Suppose we want to solve the following optimization problem: $$ \min_{x\in\mathcal{X}\subset\mathbb{R}^n} f(x) $$ where $\mathcal{X}$ is closed and convex and $f$ can be nonconvex but still smooth.
Projected gradient descent for solving this problem writes: $$ x_{t+1}\leftarrow \mathrm{proj}_{\mathcal{X}}(x_{t} - \eta_t \nabla f(x_t)) $$ where $\eta_t>0$ is the stepsize.
A commonly used convergence criterion (stopping criterion) when $f$ is nonconvex is $$ G_t:= \frac{1}{\eta_t}\{x_t - \mathrm{proj}_{\mathcal{X}}(x_{t} - \eta_t \nabla f(x_t))\} $$ which reduces to $\nabla f(x_t)$ if $\mathcal{X}=\mathbb{R}^n$. Usually we take $\eta_t$ to be a constant or a non-summable sequence, i.e. $\sum_{t=1}^{\infty}\eta_t=\infty$ (see for example Bertsekas Nonlinear programming sec 3.3).
My question is that, what if I take $\eta_t$ to be a summable sequence, say $\eta_t=1/t^2$? can we prove or disprove the claim that if $G_t\rightarrow 0$ in this case, the algorithm still converges to a stationary point? By stationary point I mean a point $x^*$ s.t. $$ \nabla f(x^*)^\top(x-x^*)\geq 0,\ \forall x\in\mathcal{X} $$
(Note that the above question also applies to the more general proximal gradient method, where we just need to repalce the projection operation $\mathrm{proj}_{\mathcal{X}}$ with the proximal operator $\mathrm{prox}$)
Well $\eta_t$ being summable has not much to do with the convergence criteria but rather the actual convergence. The stopping criterion that you have mentioned works well immaterial of $\eta_t$ being a constant or a non-summable or a summable sequence.
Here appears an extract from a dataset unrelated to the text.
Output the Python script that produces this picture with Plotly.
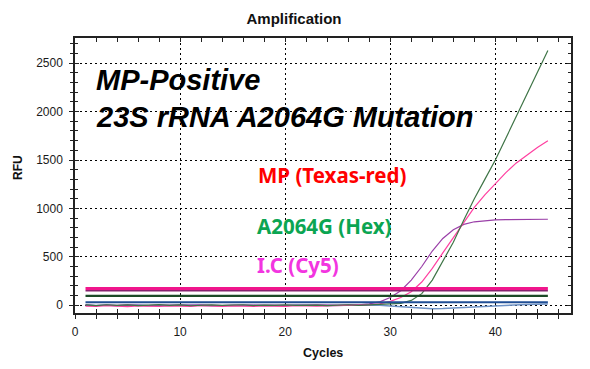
import plotly.graph_objects as go

cycles = list(range(1, 46))

# amplification curves (RFU)
green_amp = [3, -4, 5, -2, 4, -3, 2, 6, -1, 3, -5, 2, 4, -2, 1, 5, -3, 2, -1, 4,
             -2, 3, 1, -4, 2, 5, -1, 3, 6, 10, 20, 50, 120, 260, 450, 650, 880,
             1100, 1300, 1500, 1725, 1950, 2170, 2400, 2630]
pink_amp = [-8, -12, -5, -10, -14, -6, -9, -13, -7, -10, -12, -5, -9, -11, -6,
            -10, -13, -7, -9, -11, -5, -8, -10, -6, -4, -2, 0, 5, 15, 40, 80,
            140, 240, 380, 540, 700, 860, 1010, 1140, 1260, 1370, 1470, 1550,
            1630, 1700]
purple_amp = [2, -3, 1, -2, 3, 0, -4, 2, 1, -3, 2, 4, -1, -3, 1, 3, -2, 0, 2, -1,
              -3, 1, 3, 0, 2, 4, 5, 15, 35, 80, 150, 260, 400, 560, 690, 780,
              835, 862, 875, 882, 885, 887, 888, 888, 888]
blue_noise = [5, -3, 2, -5, 0, 3, -2, -6, -3, 2, 4, 0, -4, -2, 3, 5, 1, -3, -5,
              -2, 2, 4, 1, -2, -4, -1, 2, 3, 0, -8, -15, -25, -32, -35, -33, -28,
              -20, -12, -6, -2, 2, 5, 8, 10, 12]

# flat traces
magenta_flat = [172] * 45
darkpurple_flat = [150] * 45
darkgreen_flat = [96] * 45
navy_flat = [31] * 45

x_ticks = [0, 10, 20, 30, 40]
y_ticks = [0, 500, 1000, 1500, 2000, 2500]

fig = go.Figure()

def add(y, color, width):
    fig.add_trace(go.Scatter(x=cycles, y=y, mode="lines",
                             line=dict(color=color, width=width),
                             hoverinfo="skip", showlegend=False))

add(blue_noise, "#6F93C6", 1.5)
add(purple_amp, "#9A3FA8", 1.2)
add(pink_amp, "#FF3FA0", 1.2)
add(green_amp, "#3E7446", 1.2)
add(navy_flat, "#1F4E95", 2.2)
add(darkgreen_flat, "#1B4A26", 2.2)
add(darkpurple_flat, "#87206E", 1.6)
add(magenta_flat, "#F0168C", 3)

# invisible trace for overlay axes
fig.add_trace(go.Scatter(x=[0], y=[0], xaxis="x2", yaxis="y2", mode="markers",
                         marker=dict(opacity=0), hoverinfo="skip", showlegend=False))

# the page body has an 8px margin: the figure is shrunk by 8px and all
# pixel positions below are page positions shifted by OFF
OFF = 8
FW, FH = 590 - OFF, 369 - OFF
L, R, T, B = 75, 571, 38, 313   # plot area, page pixels

XR = [0, 47.2]
YR = [-80, 2760]
tickfont = dict(family="Arial", size=12, color="#1a1a1a")
grid = dict(showgrid=True, gridcolor="#000000", gridwidth=1, griddash="2px,3px")

fig.update_layout(
    width=FW, height=FH,
    margin=dict(l=L - OFF, r=590 - R, t=T - OFF, b=369 - B, autoexpand=False),
    paper_bgcolor="white", plot_bgcolor="white",
    title=dict(text="<b>Amplification</b>", x=(294 - OFF) / FW, xanchor="center",
               y=1 - (19 - OFF) / FH, yanchor="middle",
               font=dict(family="Arial", size=15, color="#111")),
    xaxis=dict(range=XR, tickvals=x_ticks, ticks="outside", ticklen=4,
               tickcolor="#222", tickwidth=1.2,
               minor=dict(dtick=2, tick0=0, ticks="outside", ticklen=4,
                          tickcolor="#222", showgrid=False),
               showline=True, linecolor="#222", linewidth=1.5, mirror=True,
               tickfont=tickfont, zeroline=False, ticklabelstandoff=3, **grid),
    yaxis=dict(range=YR, tickvals=y_ticks, ticks="outside", ticklen=4,
               tickcolor="#222", tickwidth=1.2,
               minor=dict(dtick=100, tick0=0, ticks="outside", ticklen=3,
                          tickcolor="#222", showgrid=False),
               showline=True, linecolor="#222", linewidth=1.5, mirror=True,
               tickfont=tickfont, zeroline=False, ticklabelstandoff=4, **grid),
    xaxis2=dict(range=XR, overlaying="x", anchor="y", tickvals=x_ticks,
                ticks="inside", ticklen=4, tickcolor="#222", tickwidth=1.2,
                minor=dict(dtick=2, tick0=0, ticks="inside", ticklen=4,
                           tickcolor="#222"),
                mirror="ticks", showline=False, showticklabels=False,
                showgrid=False, zeroline=False),
    yaxis2=dict(range=YR, overlaying="y", anchor="x", tickvals=y_ticks,
                ticks="inside", ticklen=4, tickcolor="#222", tickwidth=1.2,
                minor=dict(dtick=100, tick0=0, ticks="inside", ticklen=3,
                           tickcolor="#222"),
                mirror="ticks", showline=False, showticklabels=False,
                showgrid=False, zeroline=False),
)

W, H = R - L, B - T
def px(x):
    return (x - L) / W
def py(y):
    return (B - y) / H

big = dict(family="Arial", size=29, color="#000", weight="bold", style="italic")
lab = dict(family="Noto Sans", size=20.5, weight="bold")

annots = [
    ("MP-Positive", 94, 80, big),
    ("23S rRNA A2064G Mutation", 94, 117, big),
    ("MP (Texas-red)", 256, 175, dict(lab, color="#FF0000")),
    ("A2064G (Hex)", 255, 226, dict(lab, color="#0BA552")),
    ("I.C (Cy5)", 255, 265, dict(lab, color="#F235E0")),
]
for text, x, y, f in annots:
    fig.add_annotation(text=text, xref="paper", yref="paper", x=px(x), y=py(y),
                       xanchor="left", yanchor="middle", showarrow=False, font=f)

fig.add_annotation(text="<b>Cycles</b>", xref="paper", yref="paper",
                   x=px(323), y=py(353), xanchor="center", yanchor="middle",
                   showarrow=False, font=dict(family="Arial", size=12.5, color="#111"))
fig.add_annotation(text="<b>RFU</b>", xref="paper", yref="paper",
                   x=px(18), y=py(168), xanchor="center", yanchor="middle",
                   textangle=-90, showarrow=False,
                   font=dict(family="Arial", size=12, color="#111"))

fig.write_html("out.html")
Assume a linear function $f(x) = x_1 +x_2$. The gradient is constant $[1, 1]$. A summable step size like $\eta_t=\frac{1}{t^2}$ would only let you move by a fixed distance even after infinite steps. $\sum_{t=1}^{\infty}\eta_t = \frac{\pi^2}{6}$. You can extend this same analogy to non-linear functions just ensure that $\eta_t$ dies much faster than gradient of the function.